• PROBLEM TO WORK ON: Retype all of the listing exactly, passing over any picture you find.
[start SUPPLIED MATERIAL]
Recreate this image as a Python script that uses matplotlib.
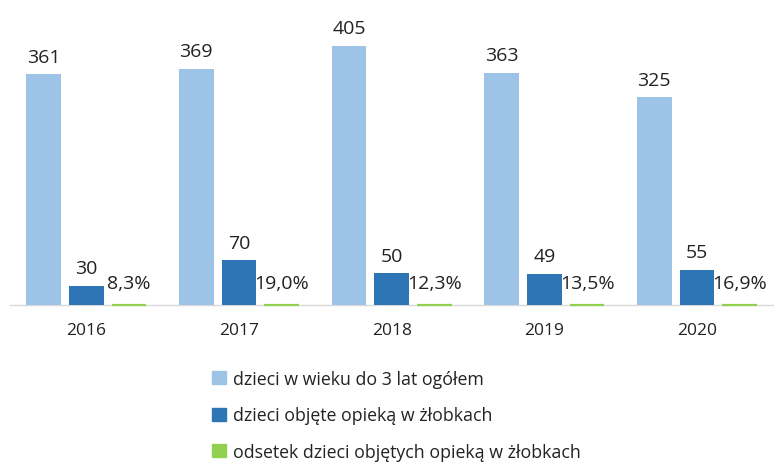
import numpy as np
import matplotlib
matplotlib.use("Agg")
import matplotlib.pyplot as plt
from matplotlib.patches import Patch

years = ["2016", "2017", "2018", "2019", "2020"]
total = [361, 369, 405, 363, 325]
in_nursery = [30, 70, 50, 49, 55]
share_pct = [8.3, 19.0, 12.3, 13.5, 16.9]

labels = ["dzieci w wieku do 3 lat ogółem",
          "dzieci objęte opieką w żłobkach",
          "odsetek dzieci objętych opieką w żłobkach"]
colors = ["#9DC3E6", "#2E75B6", "#92D050"]

plt.rcParams['font.family'] = ['Open Sans', 'DejaVu Sans']

fig = plt.figure(figsize=(7.74, 4.64), dpi=100)
ax = fig.add_axes([0.013, 0.3405, 0.994, 0.621])

x = np.arange(len(years))
w = 0.227
step = 0.28
# the share is plotted on the same axis as a fraction, so it shows as a thin line
share = np.array(share_pct) / 100.0

ax.bar(x - step, total, w, color=colors[0], zorder=3)
ax.bar(x, in_nursery, w, color=colors[1], zorder=3)
ax.bar(x + step, share, w, color=colors[2], edgecolor=colors[2], linewidth=1.6,
       zorder=4, clip_on=False)

fs = 14
for xi, v in zip(x, total):
    ax.text(xi - step, v + 13, str(v), ha='center', va='bottom', fontsize=fs, color='#222222')
for xi, v in zip(x, in_nursery):
    ax.text(xi, v + 13, str(v), ha='center', va='bottom', fontsize=fs, color='#222222')
for xi, v in zip(x, share_pct):
    ax.text(xi + step, 34, f"{v:.1f}%".replace('.', ','), ha='center', va='center',
            fontsize=fs, color='#222222')

ax.set_xlim(-0.5, len(years) - 0.5 + 0.04)
ax.set_ylim(0, 450)
ax.set_yticks([])
ax.set_xticks(x)
ax.set_xticklabels(years, fontsize=12.5, color='#222222')
ax.tick_params(axis='x', length=0, pad=12)
for s in ['top', 'right', 'left']:
    ax.spines[s].set_visible(False)
ax.spines['bottom'].set_color('#D9D9D9')
ax.spines['bottom'].set_linewidth(1)
ax.spines['bottom'].set_zorder(1)

handles = [Patch(facecolor=c, edgecolor=c) for c in colors]
fig.legend(handles, labels, loc='upper left', bbox_to_anchor=(0.263, 0.22), frameon=False,
           fontsize=12.8, handlelength=0.75, handleheight=0.75, handletextpad=0.4,
           labelspacing=1.04, borderpad=0, labelcolor='#222222')

fig.savefig("out.png", dpi=100)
[end SUPPLIED MATERIAL]
• RESULT BELOW:
Recreate this image as a Python script that uses matplotlib.
import numpy as np
import matplotlib
matplotlib.use("Agg")
import matplotlib.pyplot as plt
from matplotlib.patches import Patch

years = ["2016", "2017", "2018", "2019", "2020"]
total = [361, 369, 405, 363, 325]
in_nursery = [30, 70, 50, 49, 55]
share_pct = [8.3, 19.0, 12.3, 13.5, 16.9]

labels = ["dzieci w wieku do 3 lat ogółem",
          "dzieci objęte opieką w żłobkach",
          "odsetek dzieci objętych opieką w żłobkach"]
colors = ["#9DC3E6", "#2E75B6", "#92D050"]

plt.rcParams['font.family'] = ['Open Sans', 'DejaVu Sans']

fig = plt.figure(figsize=(7.74, 4.64), dpi=100)
ax = fig.add_axes([0.013, 0.3405, 0.994, 0.621])

x = np.arange(len(years))
w = 0.227
step = 0.28
# the share is plotted on the same axis as a fraction, so it shows as a thin line
share = np.array(share_pct) / 100.0

ax.bar(x - step, total, w, color=colors[0], zorder=3)
ax.bar(x, in_nursery, w, color=colors[1], zorder=3)
ax.bar(x + step, share, w, color=colors[2], edgecolor=colors[2], linewidth=1.6,
       zorder=4, clip_on=False)

fs = 14
for xi, v in zip(x, total):
    ax.text(xi - step, v + 13, str(v), ha='center', va='bottom', fontsize=fs, color='#222222')
for xi, v in zip(x, in_nursery):
    ax.text(xi, v + 13, str(v), ha='center', va='bottom', fontsize=fs, color='#222222')
for xi, v in zip(x, share_pct):
    ax.text(xi + step, 34, f"{v:.1f}%".replace('.', ','), ha='center', va='center',
            fontsize=fs, color='#222222')

ax.set_xlim(-0.5, len(years) - 0.5 + 0.04)
ax.set_ylim(0, 450)
ax.set_yticks([])
ax.set_xticks(x)
ax.set_xticklabels(years, fontsize=12.5, color='#222222')
ax.tick_params(axis='x', length=0, pad=12)
for s in ['top', 'right', 'left']:
    ax.spines[s].set_visible(False)
ax.spines['bottom'].set_color('#D9D9D9')
ax.spines['bottom'].set_linewidth(1)
ax.spines['bottom'].set_zorder(1)

handles = [Patch(facecolor=c, edgecolor=c) for c in colors]
fig.legend(handles, labels, loc='upper left', bbox_to_anchor=(0.263, 0.22), frameon=False,
           fontsize=12.8, handlelength=0.75, handleheight=0.75, handletextpad=0.4,
           labelspacing=1.04, borderpad=0, labelcolor='#222222')

fig.savefig("out.png", dpi=100)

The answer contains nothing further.